When is an “exclusive” license not exclusive? This is a question that arises in a surprising number of disputes involving license agreements. Too many contract drafters rely on certain terminology under the assumption that such terms have common meanings in a particular industry. But even a common contract term such as exclusive may have different meanings in competing jurisdictions.
An exclusive license has the broadest scope of any license that can be granted. An exclusive license excludes the use of the intellectual property right licensed to everyone but the licensee. After granting an exclusive license, the licensor is also (usually) excluded from continuing to use the intellectual property within the territory of exclusivity. However, this is not always the case. In some jurisdictions, use of the term exclusive license does not mean that the licensor cannot also use the IP right simultaneously. As you can imagine, this can be the source of considerable confusion.

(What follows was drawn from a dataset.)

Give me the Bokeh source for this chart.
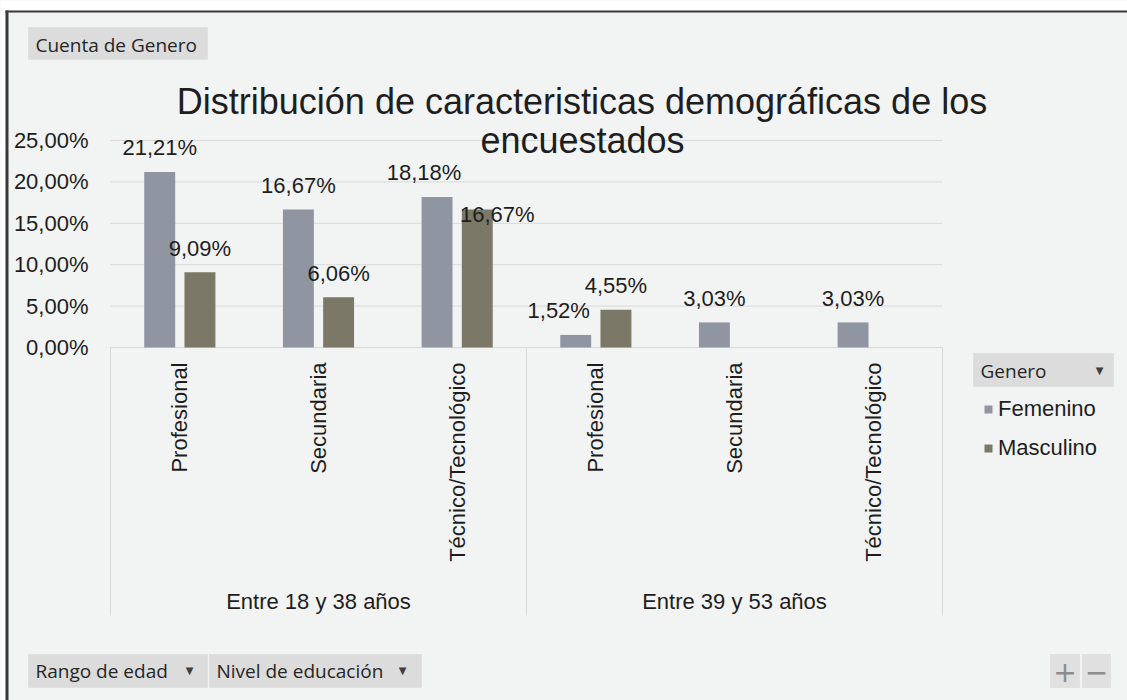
import math
from bokeh.plotting import figure
from bokeh.models import (ColumnDataSource, FixedTicker, Range1d, Label,
                          BoxAnnotation, Legend, LegendItem)
from bokeh.core.properties import value
from bokeh.embed import file_html
from bokeh.resources import INLINE

# ---------------- data ----------------
age_groups = ["Entre 18 y 38 años", "Entre 39 y 53 años"]
education = ["Profesional", "Secundaria", "Técnico/Tecnológico"]
series_names = ["Femenino", "Masculino"]
femenino = [21.21, 16.67, 18.18, 1.52, 3.03, 3.03]
masculino = [9.09, 6.06, 16.67, 4.55, None, None]
y_ticks = [0, 5, 10, 15, 20, 25]
y_tick_labels = ["0,00%", "5,00%", "10,00%", "15,00%", "20,00%", "25,00%"]
chart_title = ["Distribución de caracteristicas demográficas de los", "encuestados"]
value_field_label = "Cuenta de Genero"
axis_field_labels = ["Rango de edad", "Nivel de educación"]
legend_field_label = "Genero"

# ---------------- styling / layout ----------------
BG = "#F2F3F3"
FEM_C = "#8F96A1"
MAS_C = "#7B7867"
GRID_C = "#D9D9D9"
TXT_C = "#1E1E1E"
BTN_FILL = "#DCDCDC"
BTN_LINE = "#D2D2D2"
BORDER_C = "#3A3A3A"
FONT = "Liberation Sans"
UI_FONT = "Open Sans"

OX, OY = 0, 0          # page position of the figure's top-left corner
W, H = 1127, 700
PLOT_L, PLOT_R, PLOT_T, ZERO_Y = 110, 942, 140, 347
n_cat = len(age_groups) * len(education)
px_per_y = (ZERO_Y - PLOT_T) / y_ticks[-1]
px_per_x = (PLOT_R - PLOT_L) / n_cat
x_start = -(PLOT_L - OX) / px_per_x
x_end = n_cat + (OX + W - PLOT_R) / px_per_x
y_end = (ZERO_Y - OY) / px_per_y
y_start = -(OY + H - ZERO_Y) / px_per_y
AXIS_BOTTOM_PX = 615  # bottom of the category box (page px)
y_box_bottom = -(AXIS_BOTTOM_PX - ZERO_Y) / px_per_y

BAR_W = 0.223
DODGE = 0.145
LABEL_GAP = -24
# label nudges (px) where Excel moved labels to avoid overlaps
fem_nudge_x = [0, 0, -13, -17, 0, 0]
mas_nudge_x = [0, 0, 20, 0, 0, 0]
mas_nudge_y = [0, 0, 29, 0, 0, 0]


def sx(px):
    return px - OX


def sy(py):
    return OY + H - py


def fmt(v):
    return f"{v:.2f}".replace(".", ",") + "%"


factors = [(a, e) for a in age_groups for e in education]
cat_x = [i + 0.5 for i in range(len(factors))]
group_x = [sum(cat_x[g * len(education):(g + 1) * len(education)]) / len(education)
           for g in range(len(age_groups))]

p = figure(
    x_range=Range1d(x_start, x_end), y_range=Range1d(y_start, y_end),
    width=W, height=H, output_backend="svg", toolbar_location=None,
    x_axis_location=None, min_border=0,
    background_fill_color=BG, border_fill_color=BG, outline_line_color=None,
)

p.xgrid.grid_line_color = None
p.ygrid.grid_line_color = None
p.yaxis.fixed_location = 0
p.yaxis.ticker = FixedTicker(ticks=y_ticks)
p.yaxis.major_label_overrides = {t: l for t, l in zip(y_ticks, y_tick_labels)}
p.yaxis.axis_line_color = None
p.yaxis.major_tick_line_color = None
p.yaxis.minor_tick_line_color = None
p.yaxis.major_label_standoff = 16
p.yaxis.major_label_text_font = FONT
p.yaxis.major_label_text_font_size = "22px"
p.yaxis.major_label_text_color = TXT_C

# horizontal gridlines over the plot area only
p.segment(x0=[0] * len(y_ticks), x1=[n_cat] * len(y_ticks), y0=y_ticks, y1=y_ticks,
          line_color=GRID_C, line_width=1)
# category box separators
sep_x = [0, len(education), 2 * len(education)]
p.segment(x0=sep_x, y0=[0] * 3, x1=sep_x, y1=[y_box_bottom] * 3, line_color=GRID_C, line_width=1)

nan = float("nan")
src = ColumnDataSource(dict(
    xf=[x - DODGE for x in cat_x],
    xm=[x + DODGE for x in cat_x],
    fem=femenino,
    mas=[nan if v is None else v for v in masculino],
))
r_fem = p.vbar(x="xf", top="fem", bottom=0, width=BAR_W,
               fill_color=FEM_C, line_color=None, source=src)
r_mas = p.vbar(x="xm", top="mas", bottom=0, width=BAR_W,
               fill_color=MAS_C, line_color=None, source=src)

# data labels
for vals, off, nx, ny in [(femenino, -DODGE, fem_nudge_x, [0] * 6),
                          (masculino, DODGE, mas_nudge_x, mas_nudge_y)]:
    idx = [i for i, v in enumerate(vals) if v is not None]
    ls = ColumnDataSource(dict(
        x=[cat_x[i] + off for i in idx],
        y=[vals[i] for i in idx],
        t=[fmt(vals[i]) for i in idx],
        xo=[nx[i] for i in idx],
        yo=[LABEL_GAP + ny[i] for i in idx],
    ))
    p.text(x="x", y="y", text="t", x_offset="xo", y_offset="yo",
           text_align="center", text_baseline="alphabetic", text_font=value(FONT),
           text_font_size="22px", text_color=TXT_C, source=ls)

# education labels (rotated)
p.text(x=cat_x, y=[0] * len(factors), text=[f[1] for f in factors], angle=math.pi / 2,
       text_align="right", text_baseline="middle", y_offset=15, text_font=value(FONT),
       text_font_size="22px", text_color=TXT_C)
# age-group labels
p.text(x=group_x, y=[0] * len(age_groups), text=age_groups, y_offset=254,
       text_align="center", text_baseline="alphabetic", text_font=value(FONT),
       text_font_size="22px", text_color=TXT_C)

# title
for txt, cx, base in [(chart_title[0], 581.5, 101), (chart_title[1], 582, 140)]:
    p.add_layout(Label(x=sx(cx), y=sy(base), x_units="screen", y_units="screen", text=txt,
                       text_align="center", text_baseline="alphabetic", text_font=FONT,
                       text_font_size="36px", text_color=TXT_C))


def box(l, r, t, b, fill=BTN_FILL, line=BTN_LINE):
    p.add_layout(BoxAnnotation(left=sx(l), right=sx(r), top=sy(t), bottom=sy(b),
                               left_units="screen", right_units="screen",
                               top_units="screen", bottom_units="screen",
                               fill_color=fill, fill_alpha=1, line_color=line,
                               line_width=1, level="annotation"))


def ui_text(txt, x, y, size="19px", color="#262626", font=UI_FONT, align="left"):
    p.add_layout(Label(x=sx(x), y=sy(y), x_units="screen", y_units="screen", text=txt,
                       text_align=align, text_baseline="middle", text_font=font,
                       text_font_size=size, text_color=color))


# chart border (left and top) with the white sheet outside it
box(0, 1127, 0, 10, fill="#FFFFFF", line=None)
box(0, 5, 0, 700, fill="#FFFFFF", line=None)
box(5, 8, 10, 700, fill=BORDER_C, line=None)
box(5, 1127, 10, 12, fill=BORDER_C, line=None)

# field buttons
box(28, 207, 27, 59)
ui_text(value_field_label, 35, 44)
box(28, 207, 654, 687)
ui_text(axis_field_labels[0], 35, 670)
ui_text("▼", 189, 670, size="10px", color="#404040", font="DejaVu Sans", align="center")
box(209, 421, 654, 687)
ui_text(axis_field_labels[1], 216, 670)
ui_text("▼", 402, 670, size="10px", color="#404040", font="DejaVu Sans", align="center")
box(973, 1113, 353, 386)
ui_text(legend_field_label, 980, 370)
ui_text("▼", 1099, 370, size="10px", color="#404040", font="DejaVu Sans", align="center")
# zoom buttons
box(1050, 1079, 654, 687, fill="#E0E0E0")
box(1082, 1110, 654, 687, fill="#E0E0E0")
ui_text("+", 1064.5, 671, size="28px", color="#8C8C8C", font="DejaVu Sans", align="center")
ui_text("−", 1096, 671, size="28px", color="#8C8C8C", font="DejaVu Sans", align="center")

# legend
legend = Legend(items=[LegendItem(label=series_names[0], renderers=[r_fem]),
                       LegendItem(label=series_names[1], renderers=[r_mas])],
                location=(sx(983), sy(461)), orientation="vertical",
                glyph_width=10, glyph_height=10, label_standoff=5, padding=0, margin=0,
                spacing=13, label_text_font=FONT, label_text_font_size="22px",
                label_text_color=TXT_C, background_fill_alpha=0, border_line_color=None)
p.add_layout(legend)

open("out.html", "w").write(file_html(p, INLINE))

Other than clearly defining such terms in the agreement (the preferred method), one solution from a drafting standpoint is to distinguish between exclusive licenses and sole licenses. A sole license is a type of exclusive license where the licensor remains entitled to use the licensed subject within the territory of exclusivity, i.e., unlike in a typical exclusive license, the licensor generally retains the right to use the intellectual property.
Of course, such problems of interpretation never arise in connection with non-exclusive licenses, which may be granted by the licensor to as many licensees as desired within a specified territory. Most commercial software licensed today is licensed on a non-exclusive basis.